The second utopia is to face the known constellation of
problems inside the organization of the Church which wait to be solved. For
example, the urgent reform of the Roman Curia.
It’s also necessary that the members of the Curia should preferably be
lay people. Likewise it is important that Rome let the local churches choose
their pastors. Also all the symbols of power and worldly dignity should
disappear from the papal environment, and certainly that the successor of Peter lay aside being
the head of a State, since this would embarrass Jesus. What remains is that the
whole Church feels the present separation of the Christian churches as an
offense against God. The pope must be asked that Rome resolve the situation of
Catholics whose first marriage fails and who have found stability in a second
union. And, of course, priestly celibacy should be rethought.
You also don’t leave
aside other classic concerns.
I do have three other questions. On the one hand, that once
and for all we put in order the unsustainable situation of women in the Church.
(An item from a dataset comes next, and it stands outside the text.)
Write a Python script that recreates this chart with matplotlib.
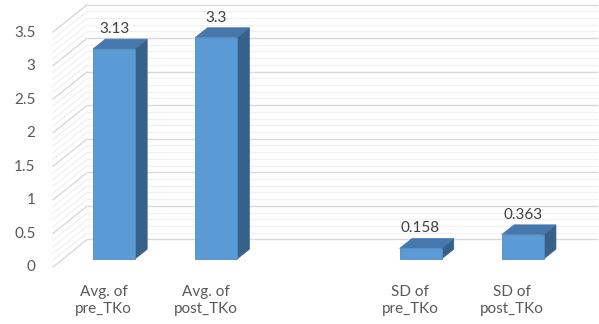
import numpy as np
import matplotlib
matplotlib.use("Agg")
import matplotlib.pyplot as plt
from matplotlib.patches import Polygon

# Data: a blank column separates the averages from the standard deviations
categories = ["Avg. of\npre_TKo", "Avg. of\npost_TKo", "", "SD of\npre_TKo", "SD of\npost_TKo"]
values = [3.13, 3.3, np.nan, 0.158, 0.363]
y_ticks = [0, 0.5, 1, 1.5, 2, 2.5, 3, 3.5]
y_max = 3.5

W, H, DPI = 599, 324, 100
fig = plt.figure(figsize=(W / DPI, H / DPI), dpi=DPI)
ax_rect = [0.105, 0.2006, 0.853, 0.725]
ax = fig.add_axes(ax_rect)
n = len(categories)
ax.set_xlim(-0.5, n - 0.5)
ax.set_ylim(0, y_max)
ax.axis("off")

plt.rcParams["font.family"] = ["Lato", "DejaVu Sans"]
TXT = "#595959"
FS = 11

# pixels per data unit, used for the oblique depth projection
px_x = ax_rect[2] * W / n
px_y = ax_rect[3] * H / y_max
DEPTH_PX = (35.0, 28.0)   # screen shift for one unit of depth


def proj(x, y, d):
    return (x + d * DEPTH_PX[0] / px_x, y + d * DEPTH_PX[1] / px_y)


D_FRONT, D_BACK = -0.3, 0.7
BAR_DEPTH = 0.35
BAR_W = 0.41

# back wall and side wall gridlines (minor every 0.1, major every 0.5)
minor = np.round(np.arange(0, y_max + 1e-9, 0.1), 2)
for v in minor:
    is_major = abs(v / 0.5 - round(v / 0.5)) < 1e-6
    col = "#D9D9D9" if is_major else "#F0F0F0"
    lw = 1.0 if is_major else 0.9
    p0 = proj(-0.5, v, D_BACK)
    p1 = proj(n - 0.5, v, D_BACK)
    ax.plot([p0[0], p1[0]], [p0[1], p1[1]], color=col, lw=lw,
            clip_on=False, zorder=1, solid_capstyle="butt")
    q0 = proj(-0.5, v, D_FRONT)
    ax.plot([q0[0], p0[0]], [q0[1], p0[1]], color=col, lw=lw,
            clip_on=False, zorder=1, solid_capstyle="butt")

# y tick labels at the front edge of the side wall
for t in y_ticks:
    x0, y0 = proj(-0.5, t, D_FRONT)
    ax.annotate(f"{t:g}", (x0, y0), xytext=(-17 * 72 / DPI, 0),
                textcoords="offset points", ha="right", va="center",
                fontsize=FS, color=TXT, annotation_clip=False)

FRONT_C = "#5B9BD5"
TOP_C = "#4677AD"
SIDE_C = "#386189"

for i, (lab, v) in enumerate(zip(categories, values)):
    # category label under the front edge of the floor
    lx, ly = proj(i, 0, D_FRONT)
    ax.annotate(lab, (lx, ly), xytext=(0, -33 * 72 / DPI),
                textcoords="offset points", ha="center", va="center",
                fontsize=FS, color=TXT, linespacing=1.3,
                annotation_clip=False)
    if np.isnan(v):
        continue
    xl, xr = i - BAR_W / 2, i + BAR_W / 2
    side = [proj(xr, 0, 0), proj(xr, v, 0), proj(xr, v, BAR_DEPTH), proj(xr, 0, BAR_DEPTH)]
    top = [proj(xl, v, 0), proj(xr, v, 0), proj(xr, v, BAR_DEPTH), proj(xl, v, BAR_DEPTH)]
    front = [proj(xl, 0, 0), proj(xr, 0, 0), proj(xr, v, 0), proj(xl, v, 0)]
    ax.add_patch(Polygon(side, closed=True, facecolor=SIDE_C, edgecolor=SIDE_C,
                         lw=0.5, clip_on=False, zorder=3))
    ax.add_patch(Polygon(top, closed=True, facecolor=TOP_C, edgecolor=TOP_C,
                         lw=0.5, clip_on=False, zorder=3))
    ax.add_patch(Polygon(front, closed=True, facecolor=FRONT_C, edgecolor="#4F8CC6",
                         lw=0.6, clip_on=False, zorder=4))
    ax.annotate(f"{v:g}", (i, v), xytext=(0, 20 * 72 / DPI),
                textcoords="offset points", ha="center", va="center",
                fontsize=FS, color="#404040", annotation_clip=False, zorder=5)

fig.savefig("out.png", dpi=DPI, facecolor="white")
Also that we stop undervaluing, and at times despising, the indigenous world,
the mapuches of South America and all those the pope will get to know as he
travels through Africa, Asia, and Latin
America. And, of course, that we learn to love mother earth.
All
this with a firm commitment that has to do a lot with what happened these days.
Yes. The commitment ought to be that the new pope in the
balcony of St. Peter’s and the millions in the plaza not become such that the
pope becomes a grand actor and the faithful become mere box-office spectators.